Vlastos v. Sumitomo Marine & Fire Insurance Company

United States Court of Appeals for the Third Circuit, 1983


Vlastos had a building that had a restaurant on the first floor, massage parlor on the second and third, and her office on the fourth. A janitor also lived on the third.

She insured it with the defendants. Part of the policy stated that she "Warranted that the 3rd floor is occupied as Janitor's residence."

The building later burned down, killing three people, and Vlastos filed a claim. Defendants refused to pay because the janitor was not living there at the time of the fire.

Procedural History:

District court said that the materiality of the provision was irrelevant, denied plaintiff's motion for a directed verdict, and sent it to the jury. The jury said that plaintiff did breach the policy by the janitor not living there at the time of the fire.

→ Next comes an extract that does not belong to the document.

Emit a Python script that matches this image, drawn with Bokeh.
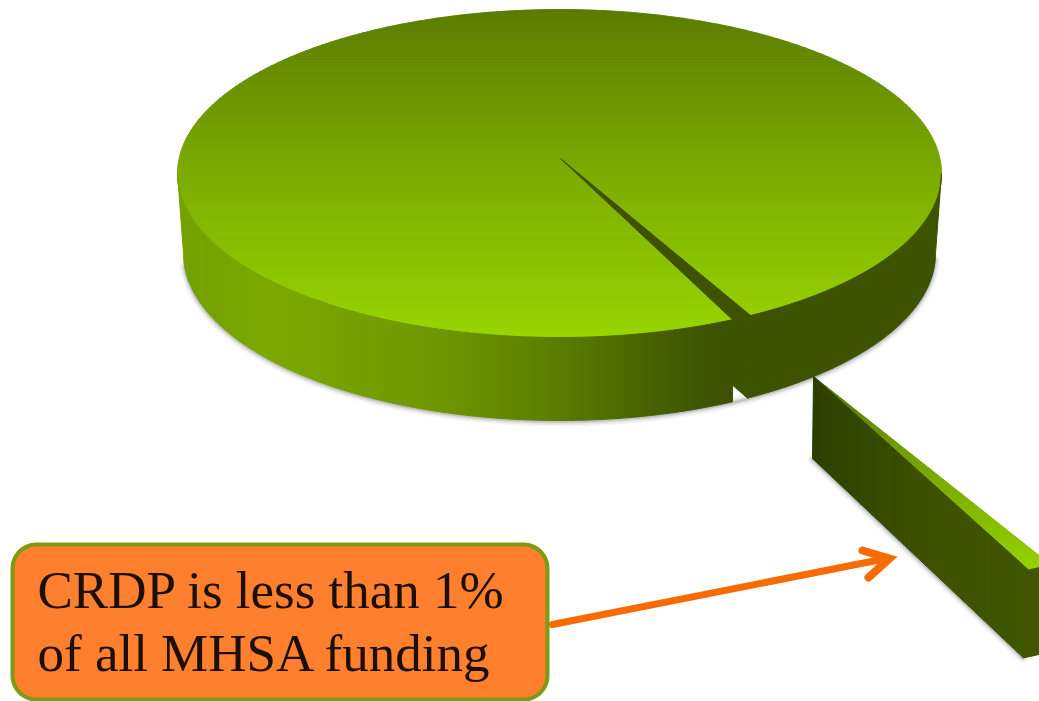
import numpy as np
from bokeh.embed import file_html
from bokeh.resources import INLINE
from bokeh.models import Range1d, ColumnDataSource
from bokeh.plotting import figure
from bokeh.core.properties import value

# ---- data ----
slice_names = ["Other MHSA funding", "CRDP"]
slice_shares = [99.15, 0.85]
note_lines = ["CRDP is less than 1%", "of all MHSA funding"]

# ---- projection / style ----
CX, CY, RX, RY = 559, 173, 382, 164            # top ellipse
BCX, BCY, BRX, BRY = 559, 253, 376, 167        # bottom ellipse
AX, AY, DEPTH = 560, 158, 78                   # apparent centre of the pie
CUT_START_DEG = 60.0
EXPLODE = (253, 218)
EX_SCALE = (1.25, 1.2)
EX_RIM_DEPTH = (-5, 88)
EX_APEX_DEPTH = (-1, 82)
WALL = "#3e5300"


def lerp_color(stops, f):
    xs = [s[0] for s in stops]
    rgb = [np.interp(f, xs, [int(s[1][i:i + 2], 16) for s in stops]) for i in (1, 3, 5)]
    return "#%02x%02x%02x" % tuple(int(round(c)) for c in rgb)


def clip(poly, axis, lo, hi):
    def half(pts, keep, cross):
        out = []
        for i in range(len(pts)):
            a, b = pts[i], pts[(i + 1) % len(pts)]
            ka, kb = keep(a[axis]), keep(b[axis])
            if ka:
                out.append(a)
            if ka != kb:
                k = (cross - a[axis]) / (b[axis] - a[axis])
                out.append((a[0] + k * (b[0] - a[0]), a[1] + k * (b[1] - a[1])))
        return out
    pts = half(poly, lambda v: v >= lo, lo)
    if pts:
        pts = half(pts, lambda v: v <= hi, hi)
    return pts


def strips(poly, axis, lo, hi, n, stops):
    xs, ys, cols = [], [], []
    edges = np.linspace(lo, hi, n + 1)
    for i in range(n):
        pts = clip(poly, axis, edges[i], edges[i + 1])
        if len(pts) >= 3:
            xs.append([q[0] for q in pts])
            ys.append([q[1] for q in pts])
            cols.append(lerp_color(stops, (i + 0.5) / n))
    return xs, ys, cols


def top(t):
    return (CX + RX * np.cos(t), CY + RY * np.sin(t))


def bottom(t):
    return (BCX + BRX * np.cos(t), BCY + BRY * np.sin(t))


span = np.radians(360 * slice_shares[1] / sum(slice_shares))
t0 = np.radians(CUT_START_DEG)
t1 = t0 + span

p = figure(width=1039, height=701, x_range=Range1d(0, 1039), y_range=Range1d(701, 0),
           output_backend="svg", toolbar_location=None, min_border=0,
           background_fill_color="white", border_fill_color="white")
p.axis.visible = False
p.grid.visible = False
p.outline_line_color = None


def draw(xs, ys, cols):
    p.patches(xs, ys, fill_color=cols, line_color=cols, line_width=1)


# top of exploded piece's geometry
rim_near = top(t1)
rim_far = top(t0)
ex_apex = (AX + EXPLODE[0], AY + EXPLODE[1])


def ex_pt(r):
    return (ex_apex[0] + EX_SCALE[0] * (r[0] - AX), ex_apex[1] + EX_SCALE[1] * (r[1] - AY))


ex_near, ex_far = ex_pt(rim_near), ex_pt(rim_far)
ex_near_low = (ex_near[0] + EX_RIM_DEPTH[0], ex_near[1] + EX_RIM_DEPTH[1])
ex_far_low = (ex_far[0] + EX_RIM_DEPTH[0], ex_far[1] + EX_RIM_DEPTH[1])
ex_apex_low = (ex_apex[0] + EX_APEX_DEPTH[0], ex_apex[1] + EX_APEX_DEPTH[1])

# soft shadows
t_main = np.radians(np.linspace(2, 176, 240))
t_main = t_main[(t_main < t0 + 0.001) | (t_main > t1)]
sx = [bottom(t)[0] for t in t_main]
sy = [bottom(t)[1] + 1 for t in t_main]
ex_sx = [ex_apex_low[0], ex_near_low[0] - 1]
ex_sy = [ex_apex_low[1] + 1, ex_near_low[1]]
for w, a in [(10, 0.05), (7, 0.07), (4, 0.11), (2, 0.14)]:
    p.line(sx, sy, line_color="#4a4a4a", line_width=w, line_alpha=a, line_cap="round")
    p.line(ex_sx, ex_sy, line_color="#4a4a4a", line_width=w, line_alpha=a, line_cap="round")

# main top face
ellipse = [top(t) for t in np.radians(np.linspace(0, 360, 360, endpoint=False))]
draw(*strips(ellipse, 1, CY - RY, CY + RY, 110, [(0, "#5b7c00"), (0.5, "#7cab00"), (1, "#98d500")]))

# left side wall with horizontal gradient
cut_x = rim_near[0]
t_low = np.arccos((cut_x - BCX) / BRX)
arc_top = np.linspace(t1, np.pi, 160)
arc_low = np.linspace(np.pi, t_low, 160)
left_wall = [top(t) for t in arc_top] + [bottom(t) for t in arc_low]
side_stops = [(0, "#74a000"), (0.17, "#7ca800"), (0.48, "#6e9600"), (0.7, "#587b00"), (0.9, "#425a00"), (1, "#3c5100")]
draw(*strips(left_wall, 0, left_wall[159][0] - 1, cut_x, 90, side_stops))

# right side wall
arc_top = np.linspace(0, t0, 120)
right_wall = [top(t) for t in arc_top] + [bottom(t) for t in arc_top[::-1]]
p.patch([q[0] for q in right_wall], [q[1] for q in right_wall], fill_color=WALL, line_color=WALL)

# cut in the pie, showing the inner wall
low_far = bottom(t0)
k = (cut_x - AX) / (low_far[0] - AX)
notch_y = AY + DEPTH + k * (low_far[1] - AY - DEPTH)
wedge = [(AX, AY), rim_near, (cut_x, notch_y), low_far, rim_far]
p.patch([q[0] for q in wedge], [q[1] for q in wedge], fill_color=WALL, line_color=WALL)

# exploded CRDP slice
tri = [ex_apex, ex_near, ex_far]
draw(*strips(tri, 1, ex_apex[1], ex_far[1] + 8, 40, [(0, "#4f7000"), (0.35, "#6f9c00"), (1, "#97d300")]))
face = [ex_near, ex_far, ex_far_low, ex_near_low]
p.patch([q[0] for q in face], [q[1] for q in face], fill_color="#3f5500", line_color="#3f5500")
side = [ex_apex, ex_near, ex_near_low, ex_apex_low]
draw(*strips(side, 0, ex_apex_low[0], ex_near[0], 40, [(0, "#2d3f00"), (0.55, "#3d5200"), (1, "#3f5500")]))

# callout arrow
arrow_col = "#f76b00"
p.line([552, 886], [624, 558], line_color=arrow_col, line_width=7, line_cap="round")
p.line([862, 889, 868], [550, 558, 577], line_color=arrow_col, line_width=8,
       line_cap="round", line_join="miter")

# callout box
L, R, T, B, rad = 12, 547, 544, 699, 24
ang = np.radians(np.arange(0, 91, 6))
bx = list(R - rad + rad * np.cos(ang)) + list(L + rad - rad * np.sin(ang)) + \
     list(L + rad - rad * np.cos(ang)) + list(R - rad + rad * np.sin(ang))
by = list(B - rad + rad * np.sin(ang)) + list(B - rad + rad * np.cos(ang)) + \
     list(T + rad - rad * np.sin(ang)) + list(T + rad - rad * np.cos(ang))
p.patch(bx, by, fill_color="#fe7f2d", line_color="#7c9a12", line_width=4)

src = ColumnDataSource(dict(x=[37, 37], y=[589, 652], t=note_lines))
p.text("x", "y", text="t", source=src, text_font=value("Liberation Serif"),
       text_font_size="53px", text_color="#1c1006", text_baseline="alphabetic", text_align="left")

open("out.html", "w").write(file_html(p, INLINE))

Was the janitor's absence a breach of policy?


  • A representation must be material to a risk to be relevant, but a warranty does not. Any violation of a warranty allows the insurer to deny recovery.


    This has largely changed in states' laws.

  • An ambiguous insurance policy must be construed against the insurer.


It is undisputed that the policy only required the janitor to live on the third floor when the contract was signed. The fact that he was not there are the time of the fire is irrelevant.

It was ambiguous whether the warranty required the janitor to occupy the entire third floor or not. However, such ambiguities must be resolved against the insurer.


There was not a breach of the policy. Judgment for Vlastos.